Monday, 23 November 2009
Questions without Notice
My question is to the Prime Minister. Would the Prime Minister tell the House whether he regards the recent surge in people smuggling as a serious problem? There have been 54 boats since he weakened our border protection policies in August 2008. If so, what is his plan to stop the people smugglers, or has his election promise to turn back the boats now become telling Australians to just get used to it?
It is good to see that the Ronaldson doctrine has now been elevated to the Leader of the Opposition—which is in the great Australian newspaper published email entitled ‘Digging dirt’ and says, ‘You don’t get news stories by trying to change perceptions, you get them by reinforcing stereotypes.’ That is what they are on about here. The Leader of the Opposition’s question goes to numbers. I would draw his attention to the following numbers. When it comes to the decrease in numbers worldwide from countries like Iraq, Afghanistan and Sri Lanka in the early 2000s, they were as follows: between 2001 and 2003 the number of Iraqis claiming asylum globally dropped by 50 per cent, from 52,000 down to 27,000; the number from Afghanistan dropped by 73 per cent; and the number from Sri Lanka dropped by 61 per cent. This is the period in which those opposite say that, uniquely as a consequence of their particular approaches to the Pacific solution—temporary protection visas and the like—there was some ‘unique success’ in this country. They must have been uniquely successful in multiple countries around the world, because those figures are global numbers coming out of each of those countries. All of these global factors were at work and the numbers out of all three countries were coming down. The opposition then latch on to it and say, ‘It’s all because of us.’
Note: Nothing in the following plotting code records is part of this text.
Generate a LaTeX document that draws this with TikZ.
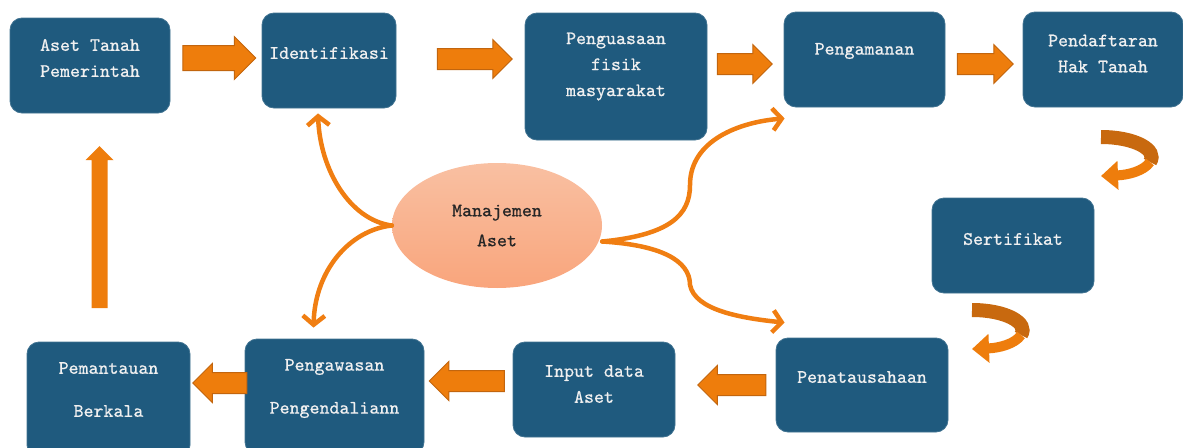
\documentclass[tikz,border=0pt]{standalone}
\usepackage{fontspec}
\newfontfamily\boxfont{lmmono10-regular.otf}[FakeBold=0.6]
\usetikzlibrary{shapes.geometric,shapes.arrows,arrows.meta}
\definecolor{boxblue}{HTML}{1F5A7E}
\definecolor{arroworange}{HTML}{EE7D0C}
\definecolor{arrowrim}{HTML}{C2650E}
\definecolor{turndark}{HTML}{C8690F}
\definecolor{linkorange}{HTML}{F07E12}
\definecolor{peachtop}{HTML}{F9C0A2}
\definecolor{peachbot}{HTML}{F9A57C}
\begin{document}
\begin{tikzpicture}[x=1pt,y=-1pt,
  box/.style={draw=boxblue!85!white,fill=boxblue,rounded corners=12pt,line width=0.8pt,inner sep=0pt},
  txt/.style={text=white!94!black,font=\boxfont\fontsize{19}{26}\selectfont,align=center},
  blk/.style={single arrow,draw=arrowrim,fill=arroworange,line width=1pt,inner xsep=0pt,inner ysep=10pt,
    minimum width=38pt,single arrow head extend=9pt},
  link/.style={draw=linkorange,line width=4.5pt,line cap=round,-{Straight Barb[length=9pt,width=22pt]}},
  turnup/.style={draw=turndark,line width=14pt},
  turnlow/.style={draw=arroworange,line width=10pt,-{Triangle[length=17pt,width=28pt]}}]
  \useasboundingbox (0,0) rectangle (1183,447);
  \clip (0,0) rectangle (1183,447);
  % top row
  \node[box,minimum width=160pt,minimum height=95pt,
    label={[txt,yshift=7.5pt]center:{Aset Tanah\\Pemerintah}}] (aset) at (90,65.5) {};
  \node[box,minimum width=134pt,minimum height=95pt,
    label={[txt,yshift=7.5pt]center:Identifikasi}] (ident) at (329,60.5) {};
  \node[box,minimum width=182pt,minimum height=127pt,
    label={[txt,yshift=10pt]center:{Penguasaan\\fisik\\masyarakat}}] (kuasa) at (616,76.5) {};
  \node[box,minimum width=161pt,minimum height=95pt,
    label={[txt,yshift=8.5pt]center:Pengamanan}] (aman) at (864.5,59.5) {};
  \node[box,minimum width=160pt,minimum height=95pt,
    label={[txt,yshift=6pt]center:{Pendaftaran\\Hak Tanah}}] (daftar) at (1103,59.5) {};
  % right side
  \node[box,minimum width=162pt,minimum height=95pt,
    label={[txt,yshift=6.5pt]center:Sertifikat}] (sert) at (1013,245.5) {};
  % bottom row
  \node[box,minimum width=172pt,minimum height=94pt,
    label={[txt,yshift=8pt]center:Penatausahaan}] (tata) at (862,385) {};
  \node[box,minimum width=162pt,minimum height=95pt,
    label={[txt,yshift=5.5pt]center:{Input data\\Aset}}] (input) at (594,389.5) {};
  \node[box,minimum width=179pt,minimum height=115pt,
    label={[txt,yshift=8pt]center:{Pengawasan\\[17pt]Pengendaliann}}] (awas) at (334.5,396.5) {};
  \node[box,minimum width=163pt,minimum height=115pt,
    label={[txt,yshift=10pt]center:{Pemantauan\\[17pt]Berkala}}] (pantau) at (108.5,399.5) {};
  % block arrows
  \node[blk,minimum height=73pt,inner ysep=12pt] (a1) at (213,58) {};
  \node[blk,minimum height=75pt] (a2) at (469.5,59) {};
  \node[blk,minimum height=55pt] (a3) at (739.5,64) {};
  \node[blk,minimum height=56pt] (a4) at (980,64) {};
  \node[blk,minimum height=68pt,shape border rotate=180] (a5) at (737,385) {};
  \node[blk,minimum height=75pt,shape border rotate=180] (a6) at (472,381) {};
  \node[blk,minimum height=54pt,shape border rotate=180] (a7) at (225,383) {};
  \node[blk,draw=none,minimum height=162pt,minimum width=27pt,inner sep=7.5pt,single arrow head extend=6pt,
    shape border rotate=90] (a8) at (99.5,231) {};
  % turning arrows
  \begin{scope}
    \draw[turnup] (1101,137) .. controls (1135,137) and (1158,150) .. (1150,162);
    \draw[turnlow] (1150,162) .. controls (1144,171) and (1128,175) .. (1101,176);
  \end{scope}
  \begin{scope}[shift={(-129,173)}]
    \draw[turnup] (1101,137) .. controls (1135,137) and (1158,150) .. (1150,162);
    \draw[turnlow] (1150,162) .. controls (1144,171) and (1128,175) .. (1101,176);
  \end{scope}
  % centre
  \node[ellipse,minimum width=210pt,minimum height=125pt,top color=peachtop,bottom color=peachbot,
    align=center,text=black!85,font=\boxfont\fontsize{19}{26}\selectfont] (mgmt) at (497,225.5)
    {Manajemen\\[4pt]Aset};
  \draw[link] (mgmt.west) .. controls (350,220) and (320,170) .. ([xshift=-11pt,yshift=-5pt]ident.south);
  \draw[link] (mgmt.west) .. controls (350,230) and (315,270) .. ([xshift=-21pt,yshift=11pt]awas.north);
  \draw[link] ([yshift=-16pt]mgmt.east) .. controls (670,235) and (690,215) .. (690,185)
    .. controls (690,140) and (740,122) .. ([xshift=1pt,yshift=-11pt]aman.south west);
  \draw[link] ([yshift=-16pt]mgmt.east) .. controls (660,245) and (690,260) .. (690,285)
    .. controls (695,310) and (740,318) .. ([xshift=9pt,yshift=15pt]tata.north west);
\end{tikzpicture}
\end{document}
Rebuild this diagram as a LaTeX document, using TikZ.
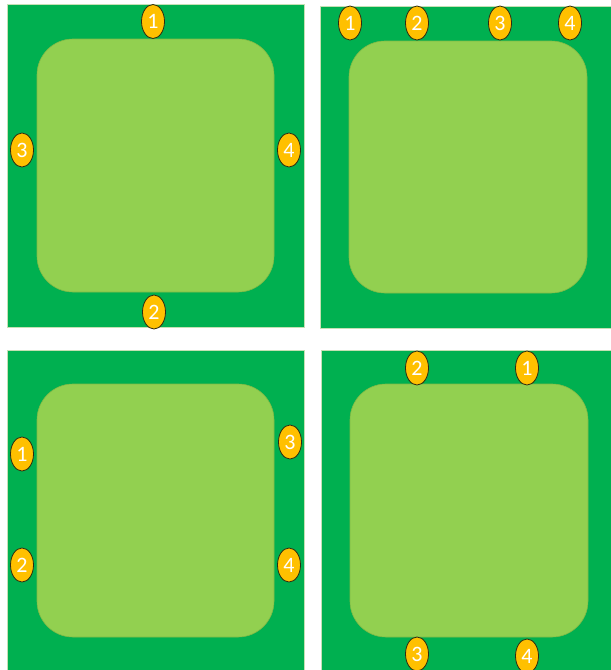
\documentclass[tikz,border=0pt]{standalone}
\usepackage{fontspec}
\setmainfont{Carlito}
\usepackage{tikz}
\usetikzlibrary{shapes.geometric,positioning}
\definecolor{boardgreen}{HTML}{00B050}
\definecolor{boardedge}{HTML}{C5E0B4}
\definecolor{padgreen}{HTML}{92D050}
\definecolor{padedge}{HTML}{7FBA45}
\definecolor{portgold}{HTML}{FFC000}
\definecolor{portedge}{HTML}{2E2A10}

\begin{document}
\begin{tikzpicture}[x=1pt,y=-1pt,
  board/.style={draw=boardedge,fill=boardgreen,line width=0.8pt,inner sep=0pt,outer sep=0pt},
  pad/.style={draw=padedge,fill=padgreen,line width=0.6pt,rounded corners=36pt,inner sep=0pt,outer sep=0pt},
  port/.style={ellipse,draw=portedge,fill=portgold,line width=0.8pt,minimum width=23pt,minimum height=34pt,inner sep=0pt,text=white,font=\fontsize{22}{22}\selectfont}]
\fill[white] (0,0) rectangle (611,670);
\useasboundingbox (0,0) rectangle (611,670);
\node[board,minimum width=297pt,minimum height=323pt] (tl) at (155.5,165.5) {};
\node[pad,minimum width=237pt,minimum height=253pt] (tlpad) at (tl.center) {};
\node[board,minimum width=295pt,minimum height=322pt] (tr) at (467.5,167) {};
\node[pad,minimum width=238pt,minimum height=252pt] (trpad) at (468,167) {};
\node[board,minimum width=297pt,minimum height=335pt] (bl) at (155.5,517.5) {};
\node[pad,minimum width=237pt,minimum height=253pt] (blpad) at (155.5,510.5) {};
\node[board,minimum width=294pt,minimum height=335pt] (br) at (468,517.5) {};
\node[pad,minimum width=238pt,minimum height=253pt] (brpad) at (469,510.5) {};
\node[port] (tl1) at (153,21.5) {1};
\node[port] (tl2) at (154,312) {2};
\node[port] (tl3) at (22,150) {3};
\node[port] (tl4) at (289,150) {4};
\node[port] (tr1) at (350,23) {1};
\node[port] (tr2) at (417,23) {2};
\node[port] (tr3) at (500,23) {3};
\node[port] (tr4) at (570,23) {4};
\node[port] (bl1) at (22,454) {1};
\node[port] (bl2) at (22,565) {2};
\node[port] (bl3) at (290,442) {3};
\node[port] (bl4) at (289,565) {4};
\node[port] (br1) at (527,368) {1};
\node[port] (br2) at (417,368) {2};
\node[port] (br3) at (417,654) {3};
\node[port] (br4) at (527,656) {4};
\end{tikzpicture}
\end{document}
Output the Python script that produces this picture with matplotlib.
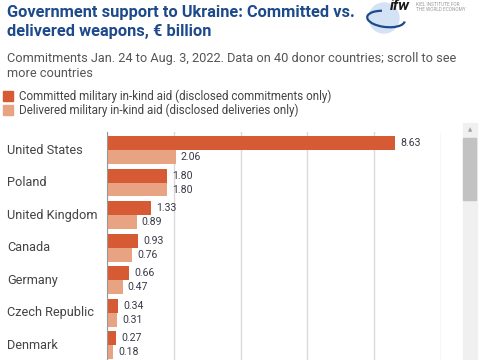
import matplotlib.pyplot as plt
from matplotlib.patches import Rectangle, Ellipse, Arc
from matplotlib.transforms import blended_transform_factory

plt.rcParams['font.family'] = ['Roboto', 'DejaVu Sans']

countries = ["United States", "Poland", "United Kingdom", "Canada",
             "Germany", "Czech Republic", "Denmark"]
committed = [8.63, 1.80, 1.33, 0.93, 0.66, 0.34, 0.27]
delivered = [2.06, 1.80, 0.89, 0.76, 0.47, 0.31, 0.18]
xticks = [0, 2, 4, 6, 8, 10]

c_comm = "#D65B35"
c_deliv = "#E8A383"
blue = "#1D4A8A"

W, H = 485, 360
fig = plt.figure(figsize=(W / 100, H / 100), dpi=100)

def fx(px):
    return px / W

def fy(py):
    return 1 - py / H

# title block
fig.text(fx(7), fy(22), "Government support to Ukraine: Committed vs.\ndelivered weapons, € billion",
         fontsize=11.8, fontweight="bold", color=blue, va="center", linespacing=1.35)
fig.text(fx(7), fy(66), "Commitments Jan. 24 to Aug. 3, 2022. Data on 40 donor countries; scroll to see\nmore countries",
         fontsize=9.2, color="#555555", va="center", linespacing=1.25)

# legend
for i, (lab, col) in enumerate([("Committed military in-kind aid (disclosed commitments only)", c_comm),
                                ("Delivered military in-kind aid (disclosed deliveries only)", c_deliv)]):
    y = 96 + i * 14
    fig.patches.append(Rectangle((fx(3), fy(y + 5)), fx(10), 10 / H, color=col,
                                 transform=fig.transFigure, figure=fig))
    fig.text(fx(19), fy(y), lab, fontsize=8.4, color="#444444", va="center")

# logo (rough)
fig.patches.append(Ellipse((fx(384), fy(18)), fx(30), 30 / H, color="#D3E3F5",
                           transform=fig.transFigure, figure=fig))
fig.patches.append(Arc((fx(386), fy(19)), fx(38), 16 / H, theta1=120, theta2=360,
                       angle=-10, color="#1D4A8A", lw=1.6,
                       transform=fig.transFigure, figure=fig))
fig.text(fx(390), fy(6), "ifw", fontsize=11, fontweight="bold", style="italic",
         color="#1a1a1a", va="center")
fig.text(fx(416), fy(7), "KIEL INSTITUTE FOR\nTHE WORLD ECONOMY", fontsize=3.4,
         color="#9a9a9a", va="center")

# scrollbar
fig.patches.append(Rectangle((fx(463), 0), fx(14), 1 - 123 / H, color="#F0F0F0",
                             transform=fig.transFigure, figure=fig))
fig.patches.append(Rectangle((fx(463.5), fy(200)), fx(13), 62 / H, color="#C2C2C2",
                             transform=fig.transFigure, figure=fig))
fig.text(fx(470), fy(130), "▲", fontsize=4, color="#A0A0A0", ha="center", va="center")

# chart
ax = fig.add_axes([fx(107), 0, fx(441 - 107), fy(132)])
y = range(len(countries))
h = 0.43
yc = [v - h / 2 for v in y]
yd = [v + h / 2 for v in y]
ax.barh(yc, committed, height=h, color=c_comm, zorder=3)
ax.barh(yd, delivered, height=h, color=c_deliv, zorder=3)

for yy, v in zip(yc, committed):
    ax.text(v + 0.15, yy, f"{v:.2f}", fontsize=7.6, color="#3a3a48", va="center")
for yy, v in zip(yd, delivered):
    ax.text(v + 0.15, yy, f"{v:.2f}", fontsize=7.6, color="#3a3a48", va="center")

ax.set_xlim(0, 10)
ax.set_ylim(6.46, -0.554)
ax.set_xticks(xticks)
ax.grid(axis="x", color="#DADADA", linewidth=1, zorder=0)
ax.tick_params(length=0, labelbottom=False)
ax.set_yticks(list(y))
ax.set_yticklabels([])
for spine in ["top", "right", "bottom"]:
    ax.spines[spine].set_visible(False)
ax.spines["left"].set_color("#999999")
ax.spines["left"].set_zorder(4)

lab_tr = blended_transform_factory(fig.transFigure, ax.transData)
for i, name in enumerate(countries):
    fig.text(fx(7), i, name, fontsize=9.2, color="#444444", va="center",
             transform=lab_tr)

fig.savefig("out.png", dpi=100)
And then of course we go to volume 2, which is what has been happening between 2005 and 2008. Guess what? The reverse occurs. The global increase in the number of Iraqis seeking asylum has gone up by 193 per cent. Secondly, the number of Afghans claiming asylum globally has gone up by 139 per cent. Furthermore, the number of Sri Lankans has gone up in that same period of time by 72 per cent—and the reason why that is occurring worldwide is because of security factors alive within those countries.
Mr Speaker, on the point of order: on every question so far today from the opposition, they have stood up and, in the guise of moving a point of order, have just repeated the question.
Mr Speaker, the figures are as I have just described them. They are discomforting for those opposite because they actually go to what has happened globally, both in the early 2000s and recently. Of course, the Leader of the Opposition knows that he is engaging in an exercise which, on the facts, is simply unsustainable.
Then we go to the question of policy responses. Here we have the policy responses announced by those opposite in their four-point plan on border protection which came out a week or so ago:
1.We will once again secure our borders.
Look for the detail—‘We will once again secure our borders.’ This is the same policy which in times past saw nearly 250 boats arrive in Australia carrying nearly 15,000 people—and they say, ‘We will once again secure our borders.’
2. All processing offshore.
Someone should remind the member for Murray that that is their policy because on two occasions, one last week and one this week, we have had a bit of a ‘blippo’—haven’t we, Member for Murray?—as she could not quite remember the script.
Then, three—here is one to hold the phone. Listen to this one; it is consistent with what we have heard this morning:
A compassionate and fair refugee and humanitarian program.
Compassionate and fair. Well, hold the phone! That one is really worthy of gaining the newspaper headlines. Then, policy no. 4:
A non-permanent visa for unauthorised arrivals.
The temporary protection visa by another name; that which they have been speaking about for some weeks. This is their recommendation by way of a border protection policy. The temporary protection visa; what is its track record? After they brought it in we saw nearly 10,000 people arrive in this country. Subsequently, we saw 90 per cent of those granted TPVs being provided with permanent residence in Australia. That is the great magic being offered by temporary protection visas.
Our approach is based on mandatory detention. Our approach is based on offshore processing on Christmas Island for vessels that we interdict on the high seas. Our policy is based on stringent ASIO assessment of the security profile of individuals. Our policy is based on stringent health assessment of the health profile of individuals. Our policy is based on those who are not deemed to have bona fide refugee status being sent back home as they have been already, to Sri Lanka and elsewhere. Our processes are also to apply the norms consistent with the UNHCR convention to which we are proud signatories. And we will not put kids behind razor wire.